• [Problem requirements]:
Type out all the records word for word. Any pictures are to be left out.

### Input ###

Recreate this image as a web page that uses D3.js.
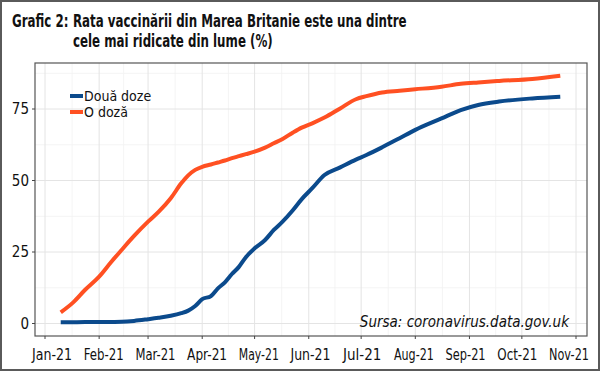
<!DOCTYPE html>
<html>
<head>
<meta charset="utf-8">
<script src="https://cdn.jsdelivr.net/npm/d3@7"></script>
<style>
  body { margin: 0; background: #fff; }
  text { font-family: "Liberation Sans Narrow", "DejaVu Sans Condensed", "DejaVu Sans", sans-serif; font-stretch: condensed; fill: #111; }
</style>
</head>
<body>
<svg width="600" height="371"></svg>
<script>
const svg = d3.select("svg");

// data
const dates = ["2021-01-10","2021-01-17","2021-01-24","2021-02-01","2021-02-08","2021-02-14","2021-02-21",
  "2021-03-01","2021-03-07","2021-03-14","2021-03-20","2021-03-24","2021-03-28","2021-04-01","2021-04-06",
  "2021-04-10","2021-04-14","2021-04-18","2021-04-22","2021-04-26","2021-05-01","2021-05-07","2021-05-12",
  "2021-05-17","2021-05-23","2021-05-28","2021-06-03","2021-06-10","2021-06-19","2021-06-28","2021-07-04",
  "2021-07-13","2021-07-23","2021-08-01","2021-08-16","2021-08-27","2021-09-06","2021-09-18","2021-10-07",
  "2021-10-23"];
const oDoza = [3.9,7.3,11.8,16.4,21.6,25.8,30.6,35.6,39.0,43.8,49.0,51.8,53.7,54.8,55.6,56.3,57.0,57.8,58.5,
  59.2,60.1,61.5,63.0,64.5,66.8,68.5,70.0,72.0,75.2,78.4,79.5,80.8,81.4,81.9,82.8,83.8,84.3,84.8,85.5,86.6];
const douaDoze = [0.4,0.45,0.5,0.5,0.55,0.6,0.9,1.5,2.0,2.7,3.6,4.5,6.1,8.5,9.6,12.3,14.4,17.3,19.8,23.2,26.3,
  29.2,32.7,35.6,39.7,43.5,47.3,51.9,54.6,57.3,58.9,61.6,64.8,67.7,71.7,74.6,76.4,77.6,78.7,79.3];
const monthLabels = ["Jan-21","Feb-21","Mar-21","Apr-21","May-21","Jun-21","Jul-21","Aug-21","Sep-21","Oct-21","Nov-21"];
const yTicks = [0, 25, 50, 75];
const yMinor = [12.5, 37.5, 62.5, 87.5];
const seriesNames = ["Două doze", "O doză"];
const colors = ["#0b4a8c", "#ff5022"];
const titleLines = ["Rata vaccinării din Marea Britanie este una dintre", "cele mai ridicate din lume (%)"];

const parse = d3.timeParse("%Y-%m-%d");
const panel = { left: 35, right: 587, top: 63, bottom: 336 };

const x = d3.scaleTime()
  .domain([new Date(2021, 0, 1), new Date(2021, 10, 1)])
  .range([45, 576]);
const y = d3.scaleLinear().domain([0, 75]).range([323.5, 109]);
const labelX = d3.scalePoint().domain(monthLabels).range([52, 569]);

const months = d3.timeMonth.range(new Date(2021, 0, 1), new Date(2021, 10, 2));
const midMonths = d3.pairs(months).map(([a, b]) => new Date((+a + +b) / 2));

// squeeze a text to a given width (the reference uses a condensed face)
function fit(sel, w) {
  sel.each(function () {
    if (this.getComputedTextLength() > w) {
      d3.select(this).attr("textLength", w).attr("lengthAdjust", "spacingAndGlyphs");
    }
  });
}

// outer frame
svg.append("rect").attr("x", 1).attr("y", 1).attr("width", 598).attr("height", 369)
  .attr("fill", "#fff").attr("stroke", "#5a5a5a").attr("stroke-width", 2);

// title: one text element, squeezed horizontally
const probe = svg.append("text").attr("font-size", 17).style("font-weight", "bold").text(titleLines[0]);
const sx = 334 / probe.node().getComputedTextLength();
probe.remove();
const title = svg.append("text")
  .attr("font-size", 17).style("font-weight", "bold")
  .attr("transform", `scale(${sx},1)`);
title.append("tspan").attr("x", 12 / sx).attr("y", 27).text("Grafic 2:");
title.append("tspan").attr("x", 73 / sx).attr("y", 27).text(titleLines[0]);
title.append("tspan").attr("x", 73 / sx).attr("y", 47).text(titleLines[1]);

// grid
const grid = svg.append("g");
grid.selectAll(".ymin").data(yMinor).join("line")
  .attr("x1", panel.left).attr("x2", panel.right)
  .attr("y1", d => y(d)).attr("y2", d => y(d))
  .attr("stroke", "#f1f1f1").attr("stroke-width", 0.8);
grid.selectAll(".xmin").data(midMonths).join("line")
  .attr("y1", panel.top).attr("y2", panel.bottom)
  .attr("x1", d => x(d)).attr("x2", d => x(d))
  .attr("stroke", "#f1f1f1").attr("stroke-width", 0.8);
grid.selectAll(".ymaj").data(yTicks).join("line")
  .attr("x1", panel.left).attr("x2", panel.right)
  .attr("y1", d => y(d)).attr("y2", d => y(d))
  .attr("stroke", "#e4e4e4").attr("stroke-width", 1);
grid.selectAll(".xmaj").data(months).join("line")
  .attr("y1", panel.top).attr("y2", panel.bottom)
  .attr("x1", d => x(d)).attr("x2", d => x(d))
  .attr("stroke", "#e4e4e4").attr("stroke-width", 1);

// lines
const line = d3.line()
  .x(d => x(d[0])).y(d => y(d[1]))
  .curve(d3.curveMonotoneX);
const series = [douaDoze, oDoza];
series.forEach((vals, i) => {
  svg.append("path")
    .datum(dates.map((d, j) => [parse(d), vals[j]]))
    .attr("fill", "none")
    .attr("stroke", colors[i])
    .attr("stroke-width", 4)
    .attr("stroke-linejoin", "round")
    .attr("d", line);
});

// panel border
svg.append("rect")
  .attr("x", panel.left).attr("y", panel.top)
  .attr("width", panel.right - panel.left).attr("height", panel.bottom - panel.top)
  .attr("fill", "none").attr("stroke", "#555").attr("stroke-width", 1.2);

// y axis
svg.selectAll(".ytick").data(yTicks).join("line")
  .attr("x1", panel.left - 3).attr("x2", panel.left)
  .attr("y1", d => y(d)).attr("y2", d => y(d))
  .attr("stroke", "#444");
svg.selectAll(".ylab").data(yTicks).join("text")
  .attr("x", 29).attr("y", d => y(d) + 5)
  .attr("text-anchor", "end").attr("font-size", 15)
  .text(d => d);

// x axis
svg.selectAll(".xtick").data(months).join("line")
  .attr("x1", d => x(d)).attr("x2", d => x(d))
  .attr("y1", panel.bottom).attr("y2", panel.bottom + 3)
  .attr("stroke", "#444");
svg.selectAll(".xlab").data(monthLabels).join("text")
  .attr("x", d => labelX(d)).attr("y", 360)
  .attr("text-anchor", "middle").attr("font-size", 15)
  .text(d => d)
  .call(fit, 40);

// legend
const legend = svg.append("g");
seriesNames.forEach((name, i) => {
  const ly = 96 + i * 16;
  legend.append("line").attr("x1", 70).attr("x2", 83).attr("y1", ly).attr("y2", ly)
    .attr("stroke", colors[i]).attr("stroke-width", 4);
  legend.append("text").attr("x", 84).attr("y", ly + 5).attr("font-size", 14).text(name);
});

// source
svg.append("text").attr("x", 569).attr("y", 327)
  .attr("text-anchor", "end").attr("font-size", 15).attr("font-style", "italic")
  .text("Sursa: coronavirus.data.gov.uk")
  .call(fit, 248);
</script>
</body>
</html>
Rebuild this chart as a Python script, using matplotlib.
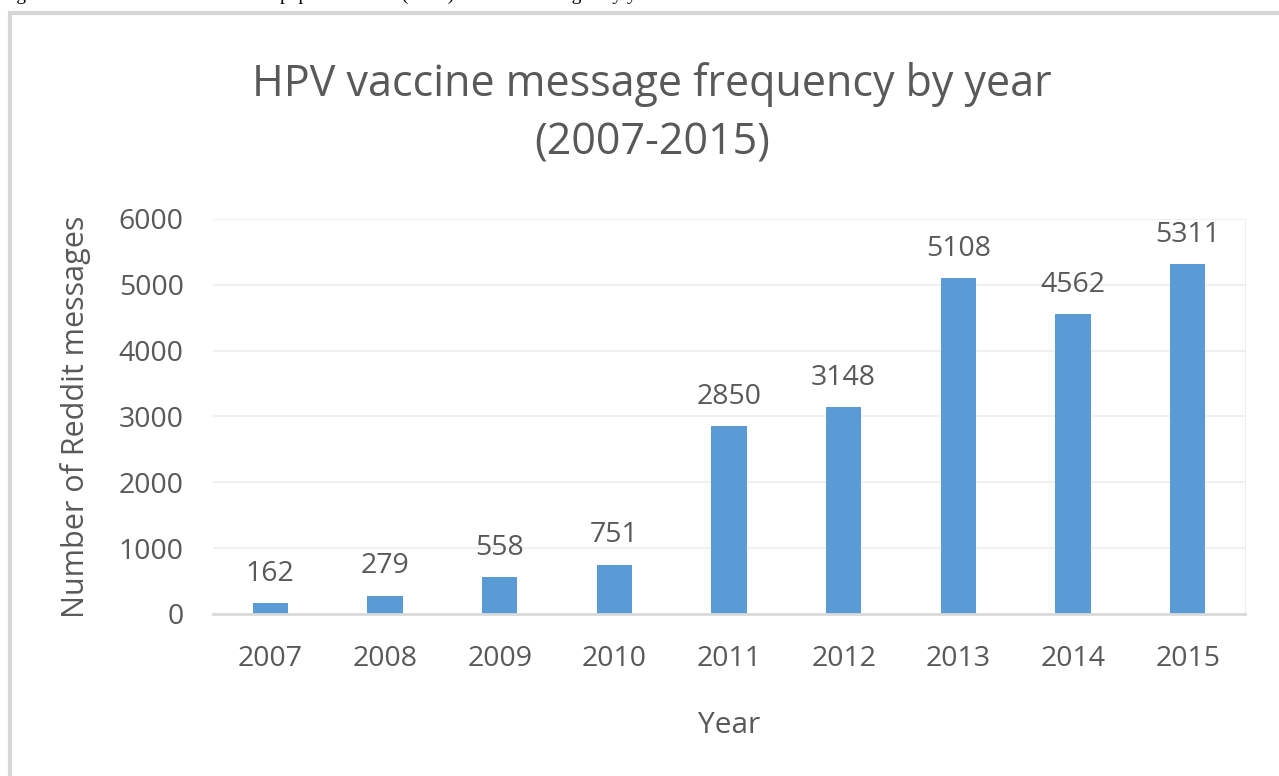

###

• [Expected answer]:
Recreate this image as a web page that uses D3.js.
<!DOCTYPE html>
<html>
<head>
<meta charset="utf-8">
<script src="https://cdn.jsdelivr.net/npm/d3@7"></script>
<style>
  body { margin: 0; background: #fff; }
  text { font-family: "Liberation Sans Narrow", "DejaVu Sans Condensed", "DejaVu Sans", sans-serif; font-stretch: condensed; fill: #111; }
</style>
</head>
<body>
<svg width="600" height="371"></svg>
<script>
const svg = d3.select("svg");

// data
const dates = ["2021-01-10","2021-01-17","2021-01-24","2021-02-01","2021-02-08","2021-02-14","2021-02-21",
  "2021-03-01","2021-03-07","2021-03-14","2021-03-20","2021-03-24","2021-03-28","2021-04-01","2021-04-06",
  "2021-04-10","2021-04-14","2021-04-18","2021-04-22","2021-04-26","2021-05-01","2021-05-07","2021-05-12",
  "2021-05-17","2021-05-23","2021-05-28","2021-06-03","2021-06-10","2021-06-19","2021-06-28","2021-07-04",
  "2021-07-13","2021-07-23","2021-08-01","2021-08-16","2021-08-27","2021-09-06","2021-09-18","2021-10-07",
  "2021-10-23"];
const oDoza = [3.9,7.3,11.8,16.4,21.6,25.8,30.6,35.6,39.0,43.8,49.0,51.8,53.7,54.8,55.6,56.3,57.0,57.8,58.5,
  59.2,60.1,61.5,63.0,64.5,66.8,68.5,70.0,72.0,75.2,78.4,79.5,80.8,81.4,81.9,82.8,83.8,84.3,84.8,85.5,86.6];
const douaDoze = [0.4,0.45,0.5,0.5,0.55,0.6,0.9,1.5,2.0,2.7,3.6,4.5,6.1,8.5,9.6,12.3,14.4,17.3,19.8,23.2,26.3,
  29.2,32.7,35.6,39.7,43.5,47.3,51.9,54.6,57.3,58.9,61.6,64.8,67.7,71.7,74.6,76.4,77.6,78.7,79.3];
const monthLabels = ["Jan-21","Feb-21","Mar-21","Apr-21","May-21","Jun-21","Jul-21","Aug-21","Sep-21","Oct-21","Nov-21"];
const yTicks = [0, 25, 50, 75];
const yMinor = [12.5, 37.5, 62.5, 87.5];
const seriesNames = ["Două doze", "O doză"];
const colors = ["#0b4a8c", "#ff5022"];
const titleLines = ["Rata vaccinării din Marea Britanie este una dintre", "cele mai ridicate din lume (%)"];

const parse = d3.timeParse("%Y-%m-%d");
const panel = { left: 35, right: 587, top: 63, bottom: 336 };

const x = d3.scaleTime()
  .domain([new Date(2021, 0, 1), new Date(2021, 10, 1)])
  .range([45, 576]);
const y = d3.scaleLinear().domain([0, 75]).range([323.5, 109]);
const labelX = d3.scalePoint().domain(monthLabels).range([52, 569]);

const months = d3.timeMonth.range(new Date(2021, 0, 1), new Date(2021, 10, 2));
const midMonths = d3.pairs(months).map(([a, b]) => new Date((+a + +b) / 2));

// squeeze a text to a given width (the reference uses a condensed face)
function fit(sel, w) {
  sel.each(function () {
    if (this.getComputedTextLength() > w) {
      d3.select(this).attr("textLength", w).attr("lengthAdjust", "spacingAndGlyphs");
    }
  });
}

// outer frame
svg.append("rect").attr("x", 1).attr("y", 1).attr("width", 598).attr("height", 369)
  .attr("fill", "#fff").attr("stroke", "#5a5a5a").attr("stroke-width", 2);

// title: one text element, squeezed horizontally
const probe = svg.append("text").attr("font-size", 17).style("font-weight", "bold").text(titleLines[0]);
const sx = 334 / probe.node().getComputedTextLength();
probe.remove();
const title = svg.append("text")
  .attr("font-size", 17).style("font-weight", "bold")
  .attr("transform", `scale(${sx},1)`);
title.append("tspan").attr("x", 12 / sx).attr("y", 27).text("Grafic 2:");
title.append("tspan").attr("x", 73 / sx).attr("y", 27).text(titleLines[0]);
title.append("tspan").attr("x", 73 / sx).attr("y", 47).text(titleLines[1]);

// grid
const grid = svg.append("g");
grid.selectAll(".ymin").data(yMinor).join("line")
  .attr("x1", panel.left).attr("x2", panel.right)
  .attr("y1", d => y(d)).attr("y2", d => y(d))
  .attr("stroke", "#f1f1f1").attr("stroke-width", 0.8);
grid.selectAll(".xmin").data(midMonths).join("line")
  .attr("y1", panel.top).attr("y2", panel.bottom)
  .attr("x1", d => x(d)).attr("x2", d => x(d))
  .attr("stroke", "#f1f1f1").attr("stroke-width", 0.8);
grid.selectAll(".ymaj").data(yTicks).join("line")
  .attr("x1", panel.left).attr("x2", panel.right)
  .attr("y1", d => y(d)).attr("y2", d => y(d))
  .attr("stroke", "#e4e4e4").attr("stroke-width", 1);
grid.selectAll(".xmaj").data(months).join("line")
  .attr("y1", panel.top).attr("y2", panel.bottom)
  .attr("x1", d => x(d)).attr("x2", d => x(d))
  .attr("stroke", "#e4e4e4").attr("stroke-width", 1);

// lines
const line = d3.line()
  .x(d => x(d[0])).y(d => y(d[1]))
  .curve(d3.curveMonotoneX);
const series = [douaDoze, oDoza];
series.forEach((vals, i) => {
  svg.append("path")
    .datum(dates.map((d, j) => [parse(d), vals[j]]))
    .attr("fill", "none")
    .attr("stroke", colors[i])
    .attr("stroke-width", 4)
    .attr("stroke-linejoin", "round")
    .attr("d", line);
});

// panel border
svg.append("rect")
  .attr("x", panel.left).attr("y", panel.top)
  .attr("width", panel.right - panel.left).attr("height", panel.bottom - panel.top)
  .attr("fill", "none").attr("stroke", "#555").attr("stroke-width", 1.2);

// y axis
svg.selectAll(".ytick").data(yTicks).join("line")
  .attr("x1", panel.left - 3).attr("x2", panel.left)
  .attr("y1", d => y(d)).attr("y2", d => y(d))
  .attr("stroke", "#444");
svg.selectAll(".ylab").data(yTicks).join("text")
  .attr("x", 29).attr("y", d => y(d) + 5)
  .attr("text-anchor", "end").attr("font-size", 15)
  .text(d => d);

// x axis
svg.selectAll(".xtick").data(months).join("line")
  .attr("x1", d => x(d)).attr("x2", d => x(d))
  .attr("y1", panel.bottom).attr("y2", panel.bottom + 3)
  .attr("stroke", "#444");
svg.selectAll(".xlab").data(monthLabels).join("text")
  .attr("x", d => labelX(d)).attr("y", 360)
  .attr("text-anchor", "middle").attr("font-size", 15)
  .text(d => d)
  .call(fit, 40);

// legend
const legend = svg.append("g");
seriesNames.forEach((name, i) => {
  const ly = 96 + i * 16;
  legend.append("line").attr("x1", 70).attr("x2", 83).attr("y1", ly).attr("y2", ly)
    .attr("stroke", colors[i]).attr("stroke-width", 4);
  legend.append("text").attr("x", 84).attr("y", ly + 5).attr("font-size", 14).text(name);
});

// source
svg.append("text").attr("x", 569).attr("y", 327)
  .attr("text-anchor", "end").attr("font-size", 15).attr("font-style", "italic")
  .text("Sursa: coronavirus.data.gov.uk")
  .call(fit, 248);
</script>
</body>
</html>
Rebuild this chart as a Python script, using matplotlib.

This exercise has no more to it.